Coil can increase or decrease voltage between primary (input) and secondary winding (output). How much it increases or decreases depends on quantity of windings on either side.

e.g. you can make transformer which creates both 5 V and 12 V at the same time, by using different quantity of windings, from the same input power source.

Power (Psrc = Isrc * Usrc) of input is slightly higher than sum of power(s) of output(s) (Pdst = Idst * Udst). Lost energy is released as heat on transformer. If you will have no load element on output, you can still measure some tiny lost of power on the input. Easily checkable by plugging transformer without any output load to wattage meter. It should show very low current ~mA/uA or so. Or by measuring increase of temperature of transformer that does not have any load. Therefore people who want to decrease power consumption in the house use power strips with button and shut it down at once when the all devices plugged to it are not used e.g. over night.

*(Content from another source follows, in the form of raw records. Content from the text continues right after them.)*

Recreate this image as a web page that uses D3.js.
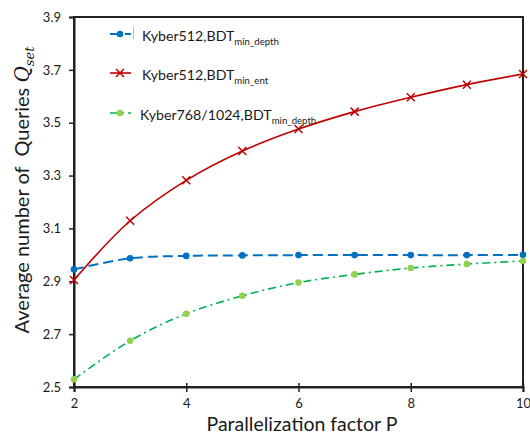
<!DOCTYPE html>
<html>
<head>
<meta charset="utf-8">
<script src="https://cdn.jsdelivr.net/npm/d3@7"></script>
<style>
  body { margin: 0; background: #fff; }
  text { font-family: Lato, "Open Sans", sans-serif; fill: #1a1a1a; }
</style>
</head>
<body>
<div id="chart"></div>
<script>
// data
var pValues = [2, 3, 4, 5, 6, 7, 8, 9, 10];
var kyber512Depth = [2.945, 2.987, 2.996, 2.998, 2.999, 2.999, 2.999, 2.999, 3.0];
var kyber512Ent = [2.905, 3.129, 3.282, 3.393, 3.476, 3.542, 3.596, 3.644, 3.684];
var kyber768Depth = [2.529, 2.675, 2.777, 2.845, 2.895, 2.926, 2.950, 2.965, 2.977];
var xTicks = [2, 4, 6, 8, 10];
var yTicks = [2.5, 2.7, 2.9, 3.1, 3.3, 3.5, 3.7, 3.9];

var width = 530,
    height = 434,
    margin = {top: 17, right: 7, bottom: 47, left: 74};

var svg = d3.select("#chart").append("svg")
    .attr("width", width)
    .attr("height", height);

var x = d3.scaleLinear().domain([2, 10]).range([margin.left, width - margin.right]);
var y = d3.scaleLinear().domain([2.5, 3.9]).range([height - margin.bottom, margin.top]);

// plot frame
svg.append("rect")
    .attr("x", x(2))
    .attr("y", y(3.9))
    .attr("width", x(10) - x(2))
    .attr("height", y(2.5) - y(3.9))
    .attr("fill", "none")
    .attr("stroke", "#222")
    .attr("stroke-width", 2);

// axes
var xAxis = svg.append("g")
    .attr("transform", "translate(0," + y(2.5) + ")")
    .call(d3.axisBottom(x).tickValues(xTicks).tickSize(5).tickPadding(7).tickFormat(d3.format("d")));
xAxis.selectAll(".tick line").attr("y1", -4);

var yAxis = svg.append("g")
    .attr("transform", "translate(" + x(2) + ",0)")
    .call(d3.axisLeft(y).tickValues(yTicks).tickSize(5).tickPadding(8).tickFormat(d3.format(".1f")));

[xAxis, yAxis].forEach(function(a){
    a.select(".domain").attr("stroke", "#222").attr("stroke-width", 2);
    a.selectAll(".tick line").attr("stroke", "#222").attr("stroke-width", 1.5);
    a.selectAll(".tick text").attr("fill", "#1a1a1a").style("font-size", "13px");
});

// axis titles
svg.append("text")
    .attr("x", 302)
    .attr("y", 431)
    .attr("text-anchor", "middle")
    .style("font-size", "19.5px")
    .text("Parallelization factor P");

var yTitle = svg.append("text")
    .attr("transform", "translate(29,190) rotate(-90)")
    .attr("text-anchor", "middle")
    .style("white-space", "pre")
    .style("font-size", "20px");
yTitle.append("tspan").text("Average number of  Queries ");
yTitle.append("tspan").style("font-family", "'DejaVu Serif', serif").style("font-style", "italic").text("Q");
yTitle.append("tspan").attr("dy", 5).style("font-size", "13px")
    .style("font-family", "'DejaVu Serif', serif").style("font-style", "italic").text("set");

// series
var series = [
    {name: "Kyber512,BDT", sub: "min_depth", values: kyber512Depth, line: "#0070C0", marker: "#0070C0", shape: "dot", dash: "10,5", width: 2, ly: 34, tx: 142},
    {name: "Kyber512,BDT", sub: "min_ent", values: kyber512Ent, line: "#C00000", marker: "#C00000", shape: "cross", dash: null, width: 1.6, ly: 73, tx: 142},
    {name: "Kyber768/1024,BDT", sub: "min_depth", values: kyber768Depth, line: "#00B050", marker: "#92D050", shape: "dot", dash: "8,4,2,4", width: 1.6, ly: 113, tx: 140}
];

var line = d3.line()
    .x(function(d){ return x(d[0]); })
    .y(function(d){ return y(d[1]); })
    .curve(d3.curveCatmullRom.alpha(0.5));

function drawMarker(g, s, cx, cy){
    if (s.shape == "dot") {
        g.append("circle")
            .attr("cx", cx).attr("cy", cy).attr("r", 3.3)
            .attr("fill", s.marker);
    } else {
        g.append("path")
            .attr("d", "M" + (cx-4) + "," + (cy-4) + "L" + (cx+4) + "," + (cy+4) +
                       "M" + (cx-4) + "," + (cy+4) + "L" + (cx+4) + "," + (cy-4))
            .attr("stroke", s.marker)
            .attr("stroke-width", 1.5);
    }
}

series.forEach(function(s){
    var pts = pValues.map(function(p, i){ return [p, s.values[i]]; });
    var g = svg.append("g");
    g.append("path")
        .attr("d", line(pts))
        .attr("fill", "none")
        .attr("stroke", s.line)
        .attr("stroke-width", s.width)
        .attr("stroke-dasharray", s.dash);
    pts.forEach(function(d){ drawMarker(g, s, x(d[0]), y(d[1])); });
});

// legend
series.forEach(function(s){
    var g = svg.append("g");
    g.append("line")
        .attr("x1", 110).attr("x2", 131)
        .attr("y1", s.ly).attr("y2", s.ly)
        .attr("stroke", s.line)
        .attr("stroke-width", s.width)
        .attr("stroke-dasharray", s.dash);
    drawMarker(g, s, 120, s.ly);
    var t = g.append("text")
        .attr("x", s.tx)
        .attr("y", s.ly + 7)
        .style("font-size", "14.2px");
    t.append("tspan").text(s.name);
    t.append("tspan").attr("dy", 4).style("font-size", "9.6px").text(s.sub);
});

// small grey mark next to the first legend entry
svg.append("line")
    .attr("x1", 133.5).attr("x2", 133.5)
    .attr("y1", 27).attr("y2", 39)
    .attr("stroke", "#bbb")
    .attr("stroke-width", 1);
</script>
</body>
</html>
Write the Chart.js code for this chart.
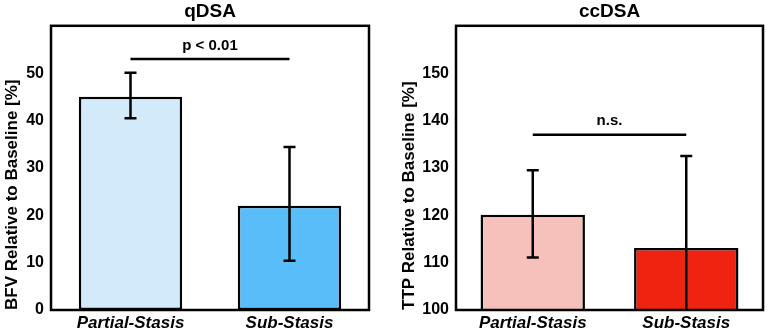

We can make equation like:

Psrc = Pdst + Plost

Isrc * Usrc = Idst * Udst + Plost

or if there are multiple outputs:

Isrc * Usrc = ( Idst1 * Udst1 + Idst2 * Udst2 ) + Plost

Increasing input voltage above coil parameters will lead to overheating and might result in damage of wire in the windings not prepared to flow of current with much higher amount than expected. Typical way computer power supply unit ends up life is overheating of transformer caused by failure of the fan which cools it down. Damaged transformer can give too large current or voltage (shorted damaged windings = different quantity of windings) to the rest of computer hardware, and motherboard, CPU or other peripherals might be damaged in consequence.